Make 2 entries (Up and Down) on any cryptocurrency pair using the AB = CD pattern confirming it with Fibonacci.
In making an entry into the market, it is important to follow the procedures that are necessary to execute the harmonic trading technique.
AB = CD Bullish Entry
I identified the four points A, B, C, and D, then I confirmed if point C is between 61.8% and 78.6% of the AB movement. Point C was found in between 61.8% and 78.6% of the AB movement. I used the Fibonacci retracement indicator to achieve this.
I then checked to confirm if point D is between 127.2% and 161.8% of the BC movement. Point D was found in between 127.2% and 161.8% of the BC movement. After the confirmation, I made a buy entry. The entry point was a little bit late as the market moved while checking for confirmations.

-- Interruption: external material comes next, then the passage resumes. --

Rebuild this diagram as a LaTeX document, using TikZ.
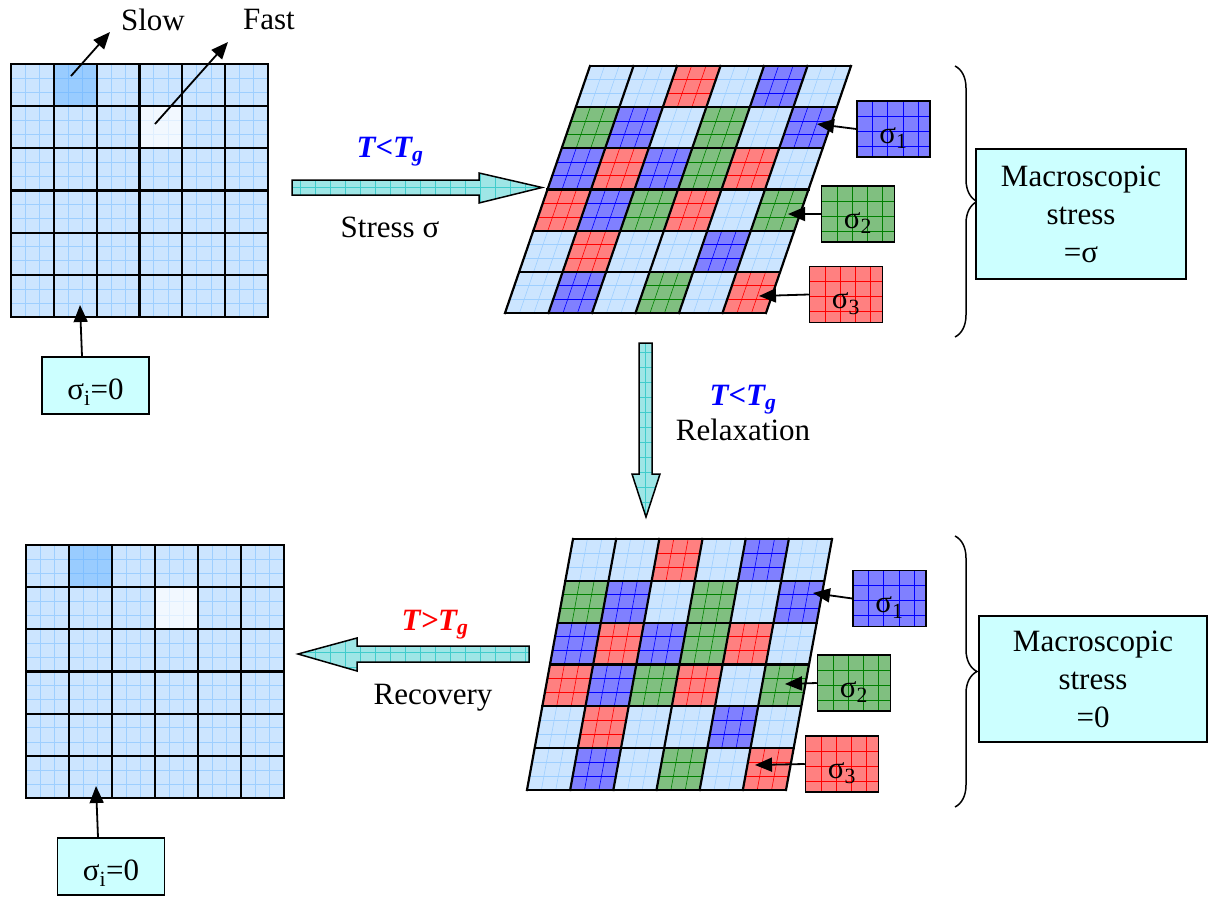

The position lasted for seconds, during that time I was able to make some profits. Though the profit I made was insignificant.
Conclusion
Employing the Harmonic trading pattern gives a precise way to trade because of its mathematical influence, but traders who intend to use this method are required to be patient, then also practice and study a lot to master the patterns. The basic measurements are just a start. And movements that do not follow the pattern measurements properly make the A, B, C, and D patterns invalid. Traders should be careful at this point when making decisions so as not to be led astray.
Note: All images used for illustration of harmonic trading are from trading view.